Cuando lee, por las noches, es un gato doméstico. Cuando juega,
durante el día, es un león en celo. Cuando lee, puede hacerlo en serbio,
inglés y ruso. Cuando juega, se inspira en Agassi, su ídolo. En
septiembre se casó con la modelo Biljana Sesevic y sellaron su historia
de amor en Dubai. Al casamiento fueron todos los que debían ir: aunque
siempre Nole Djokovic es el centro de la celebración.

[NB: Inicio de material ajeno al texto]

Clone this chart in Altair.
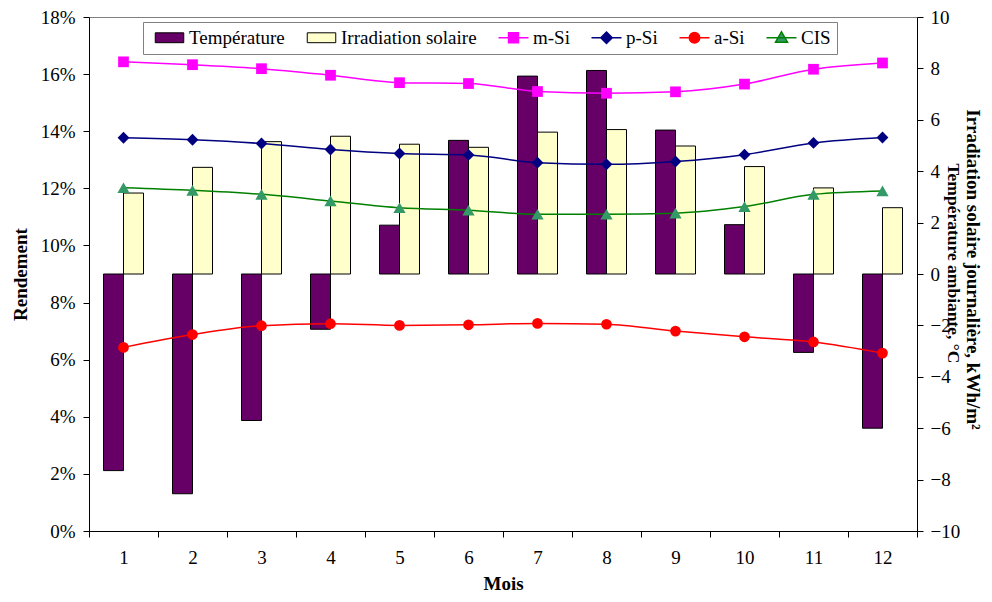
import altair as alt
import pandas as pd

FONT = "Liberation Serif"

# ---- data ----
mois = list(range(1, 13))
temperature = [-7.65, -8.55, -5.7, -2.15, 1.9, 5.2, 7.7, 7.92, 5.6, 1.92, -3.05, -6.0]
irradiation = [3.15, 4.15, 5.15, 5.36, 5.05, 4.93, 5.52, 5.62, 4.98, 4.18, 3.35, 2.58]
m_si = [16.43, 16.33, 16.19, 15.96, 15.70, 15.67, 15.39, 15.33, 15.38, 15.65, 16.17, 16.39]
p_si = [13.77, 13.70, 13.57, 13.36, 13.22, 13.17, 12.90, 12.84, 12.94, 13.18, 13.59, 13.78]
a_si = [6.43, 6.88, 7.19, 7.26, 7.20, 7.22, 7.27, 7.24, 7.00, 6.80, 6.62, 6.23]
cis = [12.02, 11.93, 11.79, 11.56, 11.32, 11.23, 11.09, 11.09, 11.13, 11.36, 11.79, 11.91]

series_bars = ["Température", "Irradiation solaire"]
series_lines = ["m-Si", "p-Si", "a-Si", "CIS"]
all_series = series_bars + series_lines
fill_colors = ["#660066", "#FFFFCC", "#FF00FF", "#000080", "#FF0000", "#339966"]
stroke_colors = ["#000000", "#000000", "#FF00FF", "#000080", "#FF0000", "#008000"]
marker_shapes = {"m-Si": ("square", 115), "p-Si": ("diamond", 140),
                 "a-Si": ("circle", 115), "CIS": ("triangle-up", 150)}

title_right_1 = "Irradiation solaire journalière, kWh/m²"
title_right_2 = "Température ambiante, °C"

bars_df = pd.DataFrame({
    "Mois": mois * 2,
    "Série": ["Température"] * 12 + ["Irradiation solaire"] * 12,
    "Valeur": temperature + irradiation,
})
line_vals = {"m-Si": m_si, "p-Si": p_si, "a-Si": a_si, "CIS": cis}
lines_df = pd.DataFrame({
    "Mois": mois * 4,
    "Série": sum([[s] * 12 for s in series_lines], []),
    "Valeur": sum([line_vals[s] for s in series_lines], []),
})

fill_scale = alt.Scale(domain=all_series, range=fill_colors)
stroke_scale = alt.Scale(domain=all_series, range=stroke_colors)

x_enc = alt.X(
    "Mois:O",
    title="Mois",
    scale=alt.Scale(paddingInner=0, paddingOuter=0),
    axis=alt.Axis(labelAngle=0, tickBand="extent", tickSize=6, labelPadding=11,
                  titleX=414, titleY=52, titleBaseline="middle", titleAlign="center"),
)

sym_shape = (
    "datum.value === 'Température' || datum.value === 'Irradiation solaire' ? 'M-0.95,-0.33H0.95V0.33H-0.95Z' : "
    "datum.value === 'm-Si' ? 'M-1,0H1M-0.33,-0.33H0.33V0.33H-0.33Z' : "
    "datum.value === 'p-Si' ? 'M-1,0H1M0,-0.38L0.38,0L0,0.38L-0.38,0Z' : "
    "datum.value === 'a-Si' ? 'M-1,0H1M-0.35,0A0.35,0.35 0 1,0 0.35,0A0.35,0.35 0 1,0 -0.35,0Z' : "
    "'M-1,0H1M0,-0.4L0.4,0.3L-0.4,0.3Z'"
)

legend = alt.Legend(
    title=None, orient="none", legendX=54, legendY=5, direction="horizontal", columns=6,
    labelFontSize=19, labelFont=FONT, labelColor="black", symbolSize=900,
    symbolOffset=11, labelOffset=10,
    columnPadding=16, strokeColor="#808080", fillColor="white", padding=6,
    symbolType={"expr": sym_shape},
    symbolStrokeWidth={"expr": "indexof(['Température','Irradiation solaire'], datum.value) >= 0 ? 1 : 1.5"},
    symbolOpacity=1,
)

bars = alt.Chart(bars_df).mark_bar(strokeWidth=1).encode(
    x=x_enc,
    xOffset=alt.XOffset("Série:N", sort=series_bars,
                        scale=alt.Scale(domain=series_bars, paddingInner=0, paddingOuter=0.725)),
    y=alt.Y("Valeur:Q",
            scale=alt.Scale(domain=[-10, 10], nice=False),
            axis=alt.Axis(orient="right", values=list(range(-10, 11, 2)), tickSize=6,
                          labelPadding=7, grid=False, title=title_right_1,
                          titleAngle=90, titleX=55, titleY=252, titleAlign="center",
                          titleBaseline="middle")),
    fill=alt.Fill("Série:N", scale=fill_scale, legend=legend),
    stroke=alt.Stroke("Série:N", scale=stroke_scale, legend=legend),
)

# second line of the right-hand title, carried by a label-less axis of an invisible layer
title2 = alt.Chart(bars_df).mark_point(opacity=0).encode(
    x=x_enc,
    y=alt.Y("Valeur:Q",
            scale=alt.Scale(domain=[-10, 10], nice=False),
            axis=alt.Axis(orient="right", labels=False, ticks=False, domain=False, grid=False,
                          title=title_right_2, titleAngle=90, titleX=35, titleY=246,
                          titleAlign="center", titleBaseline="middle", titleFontSize=17.5)),
)

y_left = alt.Y("Valeur:Q",
               scale=alt.Scale(domain=[0, 18], nice=False),
               axis=alt.Axis(orient="left", values=list(range(0, 19, 2)), tickSize=6,
                             labelPadding=8, grid=False, labelExpr="datum.value + '%'",
                             title="Rendement", titleAngle=-90, titleX=-69, titleY=257,
                             titleAlign="center", titleBaseline="middle"))

lines = alt.Chart(lines_df).mark_line(strokeWidth=1.5, interpolate="monotone").encode(
    x=x_enc,
    y=y_left,
    stroke=alt.Stroke("Série:N", scale=stroke_scale, legend=legend),
    detail="Série:N",
)

points = []
for s in series_lines:
    shp, sz = marker_shapes[s]
    points.append(
        alt.Chart(lines_df).transform_filter(alt.datum["Série"] == s)
        .mark_point(shape=shp, size=sz, filled=True, opacity=1, strokeWidth=0)
        .encode(x=x_enc, y=y_left,
                fill=alt.Fill("Série:N", scale=fill_scale, legend=legend))
    )

left_layer = alt.layer(lines, *points)

chart = alt.layer(bars, title2, left_layer).resolve_scale(y="independent").properties(
    width=828, height=514,
    padding={"left": 81, "top": 9, "right": 67, "bottom": 63},
    autosize=alt.AutoSizeParams(type="none"),
).configure(font=FONT).configure_view(stroke="#808080", strokeWidth=1).configure_axis(
    domainColor="black", tickColor="black", labelColor="black", titleColor="black",
    labelFontSize=19, titleFontSize=19, titleFontWeight="bold", labelFont=FONT, titleFont=FONT,
    domainWidth=1, tickWidth=1,
)

chart.save("out.html", embed_options={"renderer": "svg", "actions": False})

Cuando juega, cuando escribe, suele revivir aquellas noches
de bombardeos lejanos, tomado de las manos de sus padres. Afines al
controvertido gobierno de Slobodan Milosevic, aquella infancia tuvo el
sabor verdadero de vivir el día a día. "No sabíamos qué podía pasar. El
país se caía a pedazos, pero mi padre me insistía en que no podía
renunciar a mi sueño", expuso un día de emoción. Pudo viajar a Miami,
pudo viajar a Barcelona, aunque se quedó en Belgrado. Con su madre, que
todos los días le dejaba en su mesa de luz un libro por explorar. Con su
padre, que todos los días le perfeccionaba el grip de su gastada
raqueta.
De viaje en viaje, ya no sufre aquellas sirenas que
marcaban el estado de sitio diario. No hay bombardeos en su vida,
tampoco ese humeante zumbido en sus oídos. Lee menos filosofía y, cuando
la vida se lo permite, lanza un nuevo desafío. "Me gustaría ir más
seguido a la red", confiesa, vestido, ahora sí, de tenista de elite.